Stat Counter

Wednesday, April 9, 2008

The Fed Should Be Nationalized

Further to one's April 8th post on the Fed, one notes that Wikipedia states that: "The system [i.e., the Federal Reserve System, established by the Federal Reserve Act of 1913, which stipulates that its chairman and board of governors are to be selected by the president] is organized much like private corporations so that it can generate revenue independently without the need for congress [i.e., congressional authorization]." The Fed itself says in its Frequently Asked Questions [FAQ] document: "It [i.e., the Federal Reserve System] is considered an independent central bank because its decisions do not have to be ratified by the President or anyone else in the executive or legislative branch of government, [and] it does not receive funding appropriated by Congress, and the terms of the members of the Board of Governors span multiple presidential and congressional terms." Question--if the Fed isn't funded by Congress, who does fund it? But more importantly, the fact that the Fed, by its own admission, is not directly and immediately accountable in its day-to-day operations to the executive branch or the legislative branch or the public electorate makes it an intrinsically anti-democratic institution. Its power to raise or lower interest rates has a profound effect on the economy and the lives of the wage-earners who comprise it, yet when was the last time a collective of economically savvy wage-earners was asked what its view was on interest rates?

The Fed goes on to say, in the FAQ document, that the nation's currency must be "elastic." It defines "elastic currency" as: "Currency that can, by the actions of the central monetary authority [i.e., the Fed itself], expand or contract in amounts warranted by economic conditions." A decision to expand the money supply by printing more currency or to shrink it by taking currency out of circulation has an
enormous effect on the overall economy. The CCTV show one watched the other night quoted a banker as saying: "Give me control over a nation's money supply, and I don't care what its laws are."

The Fed's FAQ document goes on to say: "It [i.e., the Federal Reserve System] is not 'owned' by anyone . . . . [I]t is an independent entity within the government, having both public purposes and private aspects." The Fed well knows who "owns" the system, that is to say the country. A show on PBS the other night about health care stated that the top 1 percent of the American population possesses 38 percent of the nation's wealth. And the crucial question of the proportion of "public purposes" to "private aspects" is left in the dark. Not being directly and immediately accountable to the president, congress or the public in its day-to-day functioning, the Fed has no reason to be transparent in its deliberations or decision-making protocols. Secrecy is often the enemy of democracy. The recent bailout of Bear
Stearns was brokered by the Fed with no opportunity for public input. Could it be that "public purposes," the safeguarding and promotion of the public good, predominate over the "private aspects," i.e., the self-interest of the bankers who run the Fed and their constituencies? Or do the "private aspects" predominate, say by a ratio of 90 to 10? With the current system, we'll never know. In today's NYTimes, Michael Grynbaum (p. C4) quotes an expert on Fed policy saying: "It's a club, and the members of the club tend to be supportive of a club, and particularly of the chairman. It's not popular to dissent." And they deliberate behind closed doors. Why isn't there a Federal Reserve Record, comparable to the Congressional Record?

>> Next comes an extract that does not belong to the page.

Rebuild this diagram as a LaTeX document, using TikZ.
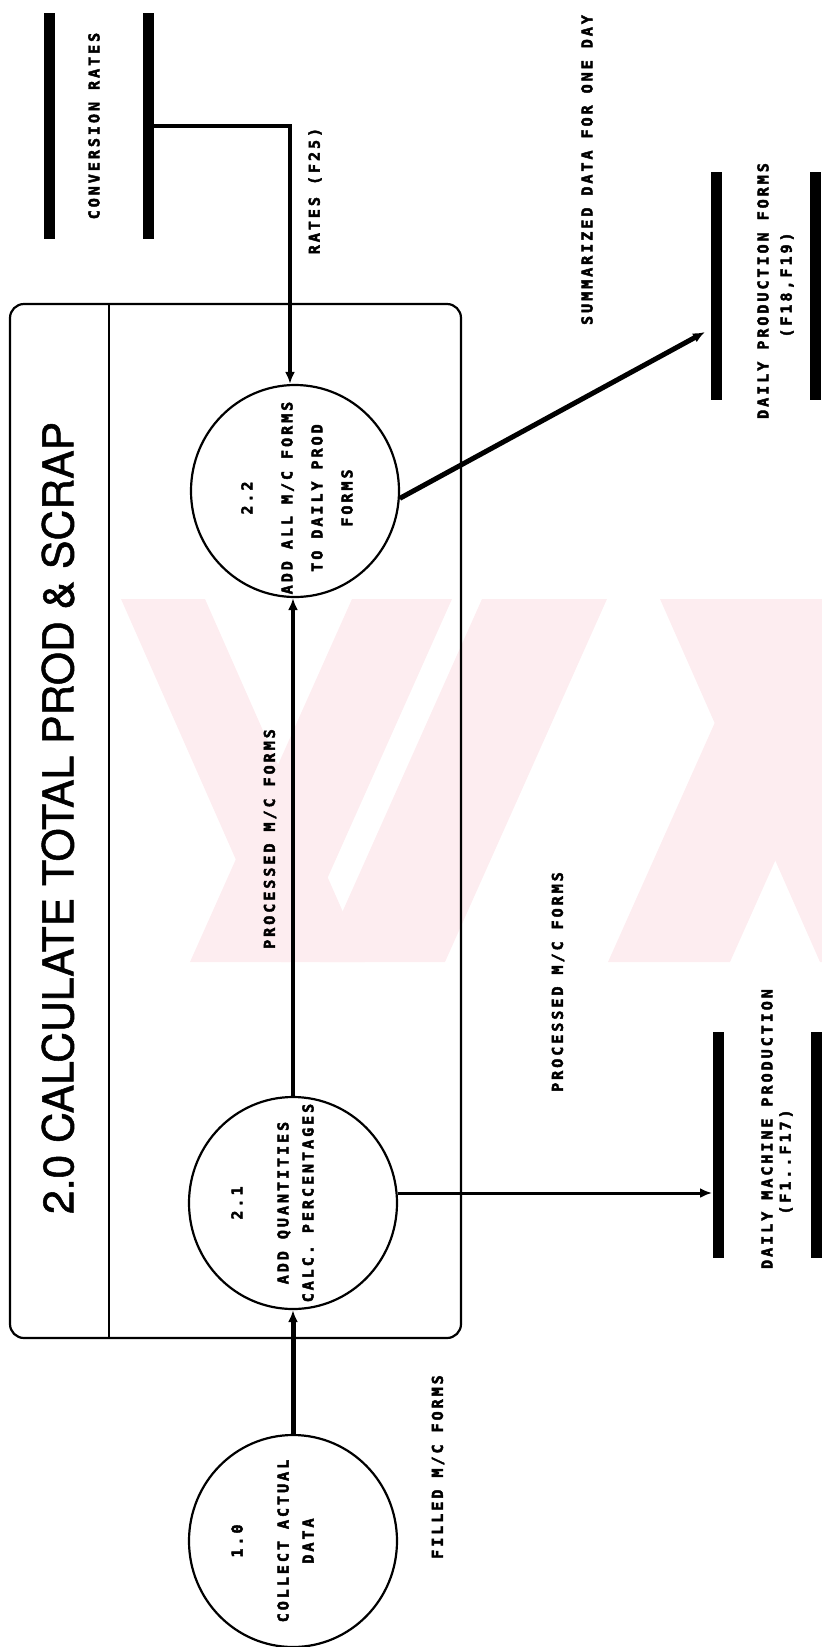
\documentclass[tikz,border=0pt]{standalone}
\usepackage{fontspec}
\usetikzlibrary{arrows.meta,shapes.geometric,calc}
\newfontfamily\dotfont[LetterSpace=20, FakeBold=3]{DejaVu Sans Mono}
\newfontfamily\titlefont[FakeBold=1.2]{TeX Gyre Heros}
\definecolor{wmark}{RGB}{253,237,240}
\begin{document}
\begin{tikzpicture}[x=1pt,y=-1pt,
  lbl/.style={font=\dotfont\bfseries\fontsize{15}{18}\selectfont, rotate=90, inner sep=0pt},
  proctext/.style={lbl, align=center},
  proc/.style={draw, line width=2.2pt, ellipse, minimum width=208pt, minimum height=212pt, inner sep=0pt},
  bar/.style={line width=11pt},
  flow/.style={line width=4pt, -{Latex[length=12pt,width=10pt]}},
  frame/.style={draw, line width=2.2pt, rounded corners=14pt, inner sep=0pt},
  band/.style={fill=wmark, draw=none}
]
\useasboundingbox (0,0) rectangle (822,1647);

% faint watermark
\begin{scope}
\clip (0,599) rectangle (822,962);
\fill[band] (121,599) -- (205,599) -- (365,962) -- (281,962) -- cycle;
\fill[band] (190,962) -- (290,962) -- (452,599) -- (352,599) -- cycle;
\fill[band] (320,962) -- (445,962) -- (607,599) -- (482,599) -- cycle;
\fill[band] (660,599) -- (770,599) -- (930,962) -- (820,962) -- cycle;
\fill[band] (608,962) -- (730,962) -- (892,599) -- (770,599) -- cycle;
\end{scope}

% data stores
\draw[bar] (49,13) -- (49,239);
\draw[bar] (148,13) -- (148,239);
\node[lbl] (convlbl) at (94,126) {CONVERSION RATES};

\draw[bar] (716,172) -- (716,400);
\draw[bar] (815,172) -- (815,400);
\node[lbl] (dpflbl) at (763,291) {DAILY PRODUCTION FORMS};
\node[lbl] (dpflbl2) at (787,285) {(F18,F19)};

\draw[bar] (718,1032) -- (718,1258);
\draw[bar] (816,1032) -- (816,1258);
\node[lbl] (dmplbl) at (767,1129) {DAILY MACHINE PRODUCTION};
\node[lbl] (dmplbl2) at (786,1162) {(F1..F17)};

% main process frame
\node[frame, minimum width=451pt, minimum height=1034pt] (box) at (235.5,821) {};
\draw[line width=2.2pt] ([xshift=100pt]box.north west) -- ([xshift=100pt]box.south west);
\node[rotate=90, inner sep=0pt, font=\titlefont\fontsize{42.7}{50}\selectfont] (title) at (58,818) {2.0 CALCULATE TOTAL PROD \& SCRAP};

% processes
\node[proc] (p22) at (295,491) {};
\node[proctext, font=\dotfont\bfseries\fontsize{15}{30}\selectfont] (t22) at (297,498) {2.2\\[10pt]ADD ALL M/C FORMS\\TO DAILY PROD\\FORMS};

\node[proc] (p21) at (293,1203) {};
\node[proctext, font=\dotfont\bfseries\fontsize{15}{25}\selectfont] (t21) at (272.5,1203) {2.1\\[21pt]ADD QUANTITIES\\CALC. PERCENTAGES};

\node[proc] (p10) at (293,1541) {};
\node[proctext, font=\dotfont\bfseries\fontsize{15}{25}\selectfont] (t10) at (272.5,1541) {1.0\\[21pt]COLLECT ACTUAL\\DATA};

% connectors
\coordinate (cin) at (154,126);
\coordinate (dmpin) at (712,1193);
\coordinate (dpfin) at (705,332);

\draw[flow] (cin) -| ([xshift=-5pt]p22.north);
\draw[flow] (p21.north) -- (p21.north |- p22.south);
\draw[flow, line width=5pt] (p10.north) -- (p10.north |- p21.south);
\draw[flow, line width=3pt] (p21.east |- dmpin) -- (dmpin);
\draw[flow, line width=5pt] (p22.-4) -- (dpfin);

% flow labels
\node[lbl] (lrates) at (315,191) {RATES (F25)};
\node[lbl] (lsum) at (587,170) {SUMMARIZED DATA FOR ONE DAY};
\node[lbl] (lproc1) at (270,839) {PROCESSED M/C FORMS};
\node[lbl] (lproc2) at (558,982) {PROCESSED M/C FORMS};
\node[lbl] (lfill) at (438,1467) {FILLED M/C FORMS};
\end{tikzpicture}
\end{document}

The Fed is described as a "quasi-public" entity. It's important to realize that that which is "quasi-public" is also "quasi-private." Which ideology predominates during the Fed's deliberations, the public element or the private? It would take a credulous person indeed to imagine a roomful of bankers abandoning the ideology of self-interest and self-aggrandizement that defines the essence of a capitalist banker as they decided on economic matters that had a bearing on their personal assets and class affiliation.

Conclusion--the Federal Reserve System is an anti-democratic institution with near totalitarian control over the nation's banking and economic policies. It should be abolished as soon as possible and replaced by a national banking commission characterized by transparent protocols and public deliberations. An institution that would be immediately and directly accountable to congress and wage-earner collectives, the new People's Reserve System would be explicitly dedicated to serving the public interest.

And so the statement, posted here on April 8th, by one's local community-access cable TV channel that "The Fed is a private corporation" was inaccurate, and I am grateful to the careful reader who led me to look into this matter. The Fed is a "quasi-private" entity. But since the extent to which the public interest predominates in its operations cannot be known, it may in effect be a private corporation.